Rhywun|12.26.06 @ 2:35PM|

i was kind of enjoying it until it went all AM radio on me.

Megadittoes!

the metric system

I've never understood why cranks like this hate the metric system. Is it an aversions to powers of ten? Or some sort of blood-and-soil nativism?

Guy Montag|12.26.06 @ 2:59PM|

Rhywun,

The metric system of weights and measures was created by literature majors who never mastered fractions.

|12.26.06 @ 3:01PM|

I've never understood why cranks like this hate the metric system. Is it an aversions to powers of ten? Or some sort of blood-and-soil nativism?

Well, there is a whole lot of inertia one has to overcome to make the changeover happen. Just off the top of my head: most interstates I've been on number their exits to match the nearest mile marker, so you know right away that if (say) you've just passed mile marker 177, then Exit 139 is roughly 38 miles away. (Or, at least, as close to "right away" as one can mentally perform subtraction.) Replacing that would be a pain.

Guy Montag|12.26.06 @ 3:23PM|

Son of a!,

Georgia used to (not sure if they still do) number their exits sequentially. If the exit matched the exit it was by accident.

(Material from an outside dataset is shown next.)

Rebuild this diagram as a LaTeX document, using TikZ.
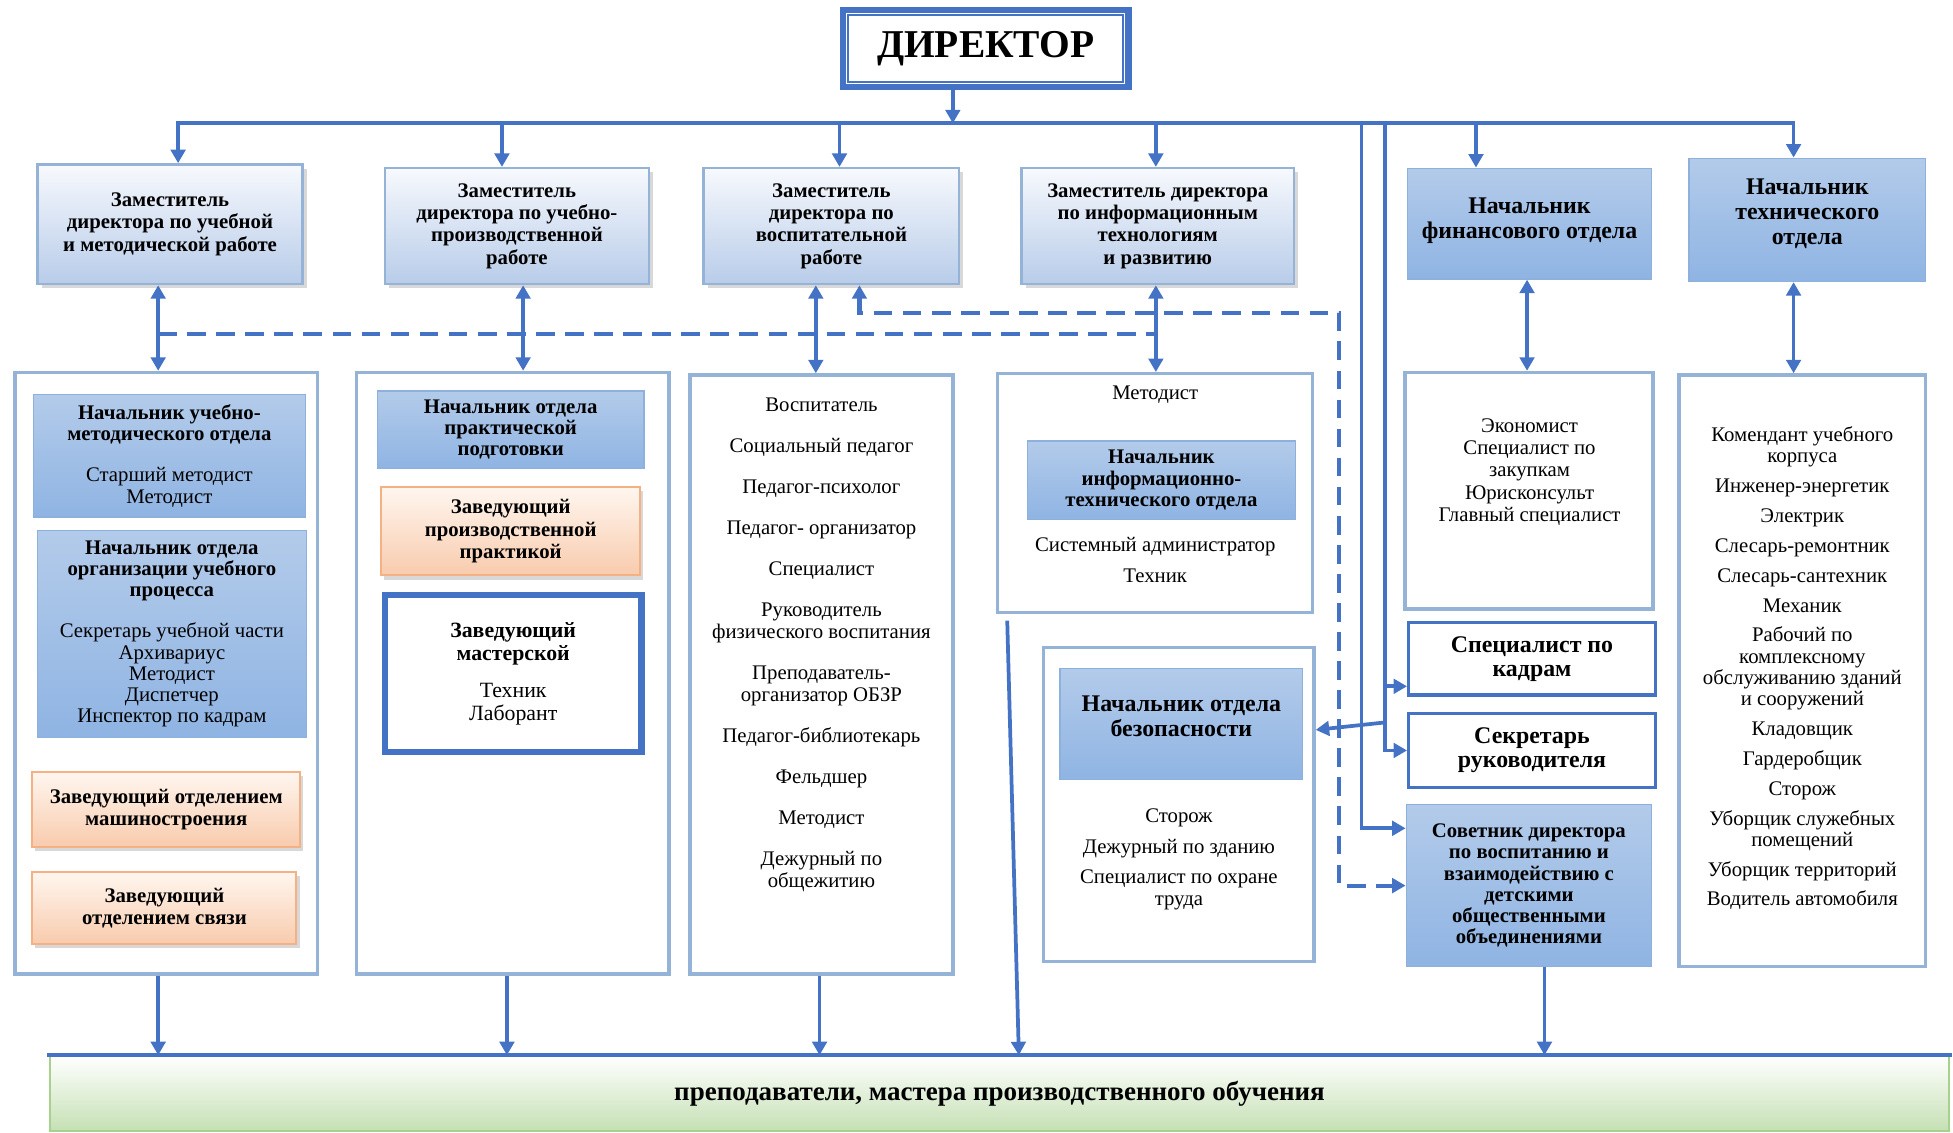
\documentclass[tikz,border=0pt]{standalone}
\usepackage{fontspec}
\setmainfont{Liberation Serif}
\usetikzlibrary{arrows.meta,shadows}

\definecolor{lnblue}{HTML}{4472C4}
\definecolor{frameblue}{HTML}{95B3D7}
\definecolor{deptop}{HTML}{F7F9FD}
\definecolor{depbot}{HTML}{B8CCE9}
\definecolor{bltop}{HTML}{B3CBEA}
\definecolor{blbot}{HTML}{8FB4E3}
\definecolor{boxedge}{HTML}{8EB0DC}
\definecolor{ortop}{HTML}{FFF6EF}
\definecolor{orbot}{HTML}{F8CBAD}
\definecolor{oredge}{HTML}{F4B183}
\definecolor{grbot}{HTML}{C5E0B4}
\definecolor{gredge}{HTML}{A9D18E}

\begin{document}
\begin{tikzpicture}[x=0.6pt, y=-0.6pt,
    every node/.style={align=center, inner sep=1pt},
    link/.style={draw=lnblue, line width=1.8pt, line cap=rect},
    arr/.style={draw=lnblue, line width=1.8pt, -{Triangle[length=6.5pt,width=7pt]}},
    arr2/.style={draw=lnblue, line width=1.8pt, {Triangle[length=6.5pt,width=7pt]}-{Triangle[length=6.5pt,width=7pt]}},
    dlink/.style={draw=lnblue, line width=2pt, dash pattern=on 9pt off 5pt},
    dirbox/.style={draw=lnblue, line width=3pt, fill=white, font=\fontsize{19}{22}\selectfont\bfseries},
    deputy/.style={draw=frameblue, line width=1.2pt, top color=deptop, bottom color=depbot,
        drop shadow={shadow xshift=2pt, shadow yshift=-2pt, fill=black!30},
        font=\fontsize{10}{10.8}\selectfont\bfseries},
    bluebox/.style={draw=boxedge, line width=0.6pt, top color=bltop, bottom color=blbot,
        font=\fontsize{10}{10.2}\selectfont},
    chief/.style={bluebox, font=\fontsize{11.5}{12}\selectfont\bfseries},
    orbox/.style={draw=oredge, line width=1pt, top color=ortop, bottom color=orbot,
        drop shadow={shadow xshift=1.5pt, shadow yshift=-2pt, fill=black!30},
        font=\fontsize{10}{10.8}\selectfont\bfseries},
    cont/.style={draw=frameblue, line width=1.6pt, fill=white},
    staff/.style={font=\fontsize{10}{10.5}\selectfont},
    kbox/.style={draw=lnblue, line width=1.6pt, fill=white, font=\fontsize{11.5}{11.4}\selectfont\bfseries},
    shopbox/.style={draw=lnblue, line width=3pt, fill=white, font=\fontsize{10.5}{11}\selectfont},
    barbox/.style={draw=gredge, line width=1pt, top color=white, bottom color=grbot,
        font=\fontsize{13}{14}\selectfont\bfseries}
  ]
  \useasboundingbox (0,0) rectangle (1568,909);

  % director
  \node[dirbox, minimum width=137.4pt, minimum height=37.2pt] (dir) at (791.5,39) {ДИРЕКТОР};
  \draw[lnblue, line width=1pt] ([shift={(4pt,-4pt)}]dir.north west) rectangle ([shift={(-4pt,4pt)}]dir.south east);

  % deputies and chiefs
  \node[deputy, minimum width=127.8pt, minimum height=57.6pt] (z1) at (136.5,180) {Заместитель\\директора по учебной\\и методической работе};
  \node[deputy, minimum width=127.2pt, minimum height=55.8pt] (z2) at (415,181.5) {Заместитель\\директора по учебно-\\производственной\\работе};
  \node[deputy, minimum width=123pt, minimum height=55.8pt] (z3) at (667.5,181.5) {Заместитель\\директора по\\воспитательной\\работе};
  \node[deputy, minimum width=131.4pt, minimum height=55.8pt] (z4) at (929.5,181.5) {Заместитель директора\\по информационным\\технологиям\\и развитию};
  \node[chief, minimum width=117.6pt, minimum height=53.4pt] (fin) at (1228,179.5) {Начальник\\финансового отдела\\[-7.2pt]};
  \node[chief, minimum width=114pt, minimum height=59.4pt] (tech) at (1451,176.5) {Начальник\\технического\\отдела\\[-4.2pt]};

  % departments
  \node[cont, minimum width=145.8pt, minimum height=289.8pt] (A) at (133.5,540.5) {};
  \node[cont, minimum width=150.6pt, minimum height=289.8pt] (B) at (411.5,540.5) {};
  \node[cont, minimum width=126.6pt, minimum height=288.6pt] (C) at (659.5,541.5) {};
  \node[cont, minimum width=151.8pt, minimum height=115.2pt] (D) at (927.5,396) {};
  \node[cont, minimum width=130.2pt, minimum height=151.2pt] (E) at (946.5,646) {};
  \node[cont, minimum width=119.4pt, minimum height=114pt] (F) at (1227.5,394) {};
  \node[cont, minimum width=118.8pt, minimum height=285pt] (G) at (1447,538.5) {};

  \node[bluebox, minimum width=130.8pt, minimum height=58.8pt] (a1) at (136,366)
    {\textbf{Начальник учебно-}\\\textbf{методического отдела}\\[9.6pt]Старший методист\\Методист};
  \node[bluebox, minimum width=129.6pt, minimum height=99.6pt] (a2) at (138,509)
    {\textbf{Начальник отдела}\\\textbf{организации учебного}\\\textbf{процесса}\\[9.6pt]Секретарь учебной части\\Архивариус\\Методист\\Диспетчер\\Инспектор по кадрам};
  \node[orbox, minimum width=129pt, minimum height=36pt] (a3) at (133.5,650) {Заведующий отделением\\машиностроения};
  \node[orbox, minimum width=127.2pt, minimum height=34.8pt] (a4) at (132,729) {Заведующий\\отделением связи};

  \node[bluebox, minimum width=128.4pt, minimum height=37.2pt] (b1) at (410,345)
    {\textbf{Начальник отдела}\\\textbf{практической}\\\textbf{подготовки}};
  \node[orbox, minimum width=124.8pt, minimum height=42.6pt] (b2) at (410,426.5) {Заведующий\\производственной\\практикой};
  \node[shopbox, minimum width=123.6pt, minimum height=75.6pt] (b3) at (412,541)
    {\textbf{Заведующий}\\\textbf{мастерской}\\[7.2pt]Техник\\Лаборант};

  \node[staff] (clist) at (659.5,517.5) {Воспитатель\\[9.3pt]Социальный педагог\\[9.3pt]Педагог-психолог\\[9.3pt]Педагог- организатор\\[9.3pt]Специалист\\[9.3pt]Руководитель\\физического воспитания\\[9.3pt]Преподаватель-\\организатор ОБЗР\\[9.3pt]Педагог-библиотекарь\\[9.3pt]Фельдшер\\[9.3pt]Методист\\[9.3pt]Дежурный по\\общежитию};

  \node[staff] (dmet) at (927.5,317) {Методист};
  \node[bluebox, minimum width=129pt, minimum height=37.8pt] (d1) at (932.5,385.5)
    {\textbf{Начальник}\\\textbf{информационно-}\\\textbf{технического отдела}};
  \node[staff] (dlist) at (927.5,449.5) {Системный администратор\\[4.5pt]Техник};

  \node[chief, minimum width=117pt, minimum height=53.4pt] (e1) at (948.5,581.5) {Начальник отдела\\безопасности\\[-4.2pt]};
  \node[staff] (elist) at (946.5,690) {Сторож\\[4.5pt]Дежурный по зданию\\[3.9pt]Специалист по охране\\труда};

  \node[staff, font=\fontsize{10}{10.8}\selectfont] (flist) at (1228,379) {Экономист\\Специалист по\\закупкам\\Юрисконсульт\\Главный специалист};

  \node[kbox, minimum width=118.8pt, minimum height=34.8pt] (h1) at (1230,529) {Специалист по\\кадрам};
  \node[kbox, minimum width=118.8pt, minimum height=35.4pt] (h2) at (1230,602.5) {Секретарь\\руководителя};
  \node[bluebox, font=\fontsize{10}{10.2}\selectfont\bfseries, minimum width=118.2pt, minimum height=78pt] (h3) at (1227.5,711)
    {Советник директора\\по воспитанию и\\взаимодействию с\\детскими\\общественными\\объединениями};

  \node[staff, font=\fontsize{10}{10.2}\selectfont] (glist) at (1447,536.5) {Комендант учебного\\корпуса\\[4.2pt]Инженер-энергетик\\[4.2pt]Электрик\\[4.2pt]Слесарь-ремонтник\\[4.2pt]Слесарь-сантехник\\[4.2pt]Механик\\[4.2pt]Рабочий по\\комплексному\\обслуживанию зданий\\и сооружений\\[4.2pt]Кладовщик\\[4.2pt]Гардеробщик\\[4.2pt]Сторож\\[4.2pt]Уборщик служебных\\помещений\\[4.2pt]Уборщик территорий\\[4.2pt]Водитель автомобиля};

  \node[barbox, minimum width=915pt, minimum height=36pt] (bar) at (802.5,878) {преподаватели, мастера производственного обучения};
  \draw[link] (bar.north west) -- (bar.north east);

  % connectors
  \coordinate (busL) at (143,99);
  \coordinate (busR) at (1440,99);
  \coordinate (dirout) at ([xshift=-15.9pt]dir.south);
  \draw[arr] (dirout) -- (dirout |- busL);
  \draw[link] (busL) -- (busR);
  \foreach \x/\n in {143/z1,403/z2,674/z3,928/z4,1185/fin,1440/tech}
    \draw[arr] (\x,99) -- (\n.north -| \x,0);
  \foreach \x/\a/\b in {127/z1/A,420/z2/B,655/z3/C,928/z4/D,1226/fin/F,1440/tech/G}
    \draw[arr2] (\a.south -| \x,0) -- (\b.north -| \x,0);
  \foreach \x/\a in {127/A,407/B,658/C,1240/h3}
    \draw[arr] (\a.south -| \x,0) -- (bar.north -| \x,0);
  \draw[arr] ([shift={(5.4pt,-3pt)}]D.south west) -- (bar.north -| 818,0);

  \coordinate (dl) at (127,268);
  \coordinate (dr) at (928,268);
  \draw[dlink] (dl) -- (dr);
  \draw[dlink, {Triangle[length=6.5pt,width=7pt]}-{Triangle[length=6.5pt,width=7pt]}]
    ([xshift=13.5pt]z3.south) |- (1075,251) |- (h3.west);

  \coordinate (v1) at (1093,99);
  \coordinate (v2) at (1112,99);
  \coordinate (h3in) at ([yshift=27.6pt]h3.west);
  \coordinate (h1in) at ([yshift=-13.2pt]h1.west);
  \coordinate (ein) at ([yshift=36pt]E.east);
  \draw[arr] (v1) |- (h3in);
  \draw[link] (v2) -- (v2 |- h2.west);
  \draw[arr] (v2 |- h1in) -- (h1in);
  \draw[arr] (v2 |- h2.west) -- (h2.west);
  \draw[arr] (v2 |- 0,580) -- (ein);
\end{tikzpicture}
\end{document}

Virginia used to number their exits sequentially, but changed it to the mile marker system and, for a while, had "old exit X" signs up by the ones that changed. Have run into quite a few people who still think it is that way.

Rhywun|12.26.06 @ 4:12PM|

I think we keep the old system of weights and measures simply because we can. I guess to some people it's a sign of American superiority or something.

|12.26.06 @ 4:14PM|

"We are in a global struggle we would rather not have to contest but which now makes American withdrawal from the world a matter of possibly mortal consequence."

Anti-statism, republicanism, decentralization, it's all changed. Why "9-11 changed everything", because the Middle East has problems that spun off dangerous cranks that managed to blow up stuff. Ooh and we have to multiply that by a billion Muslims so we can feel ooey gooey good and ignorant-shit scared. And conquer the world in the name of making sure it isnt conquered.

Guy's a dork, disappointing column, with an intriguuing start and development.

(Meanwhile, in fairness a number system based around 3s and 12s is better than decimal. Still metric is standard.)

:-|12.26.06 @ 4:20PM|

Why is it that "radicals" are always so friggin' boring?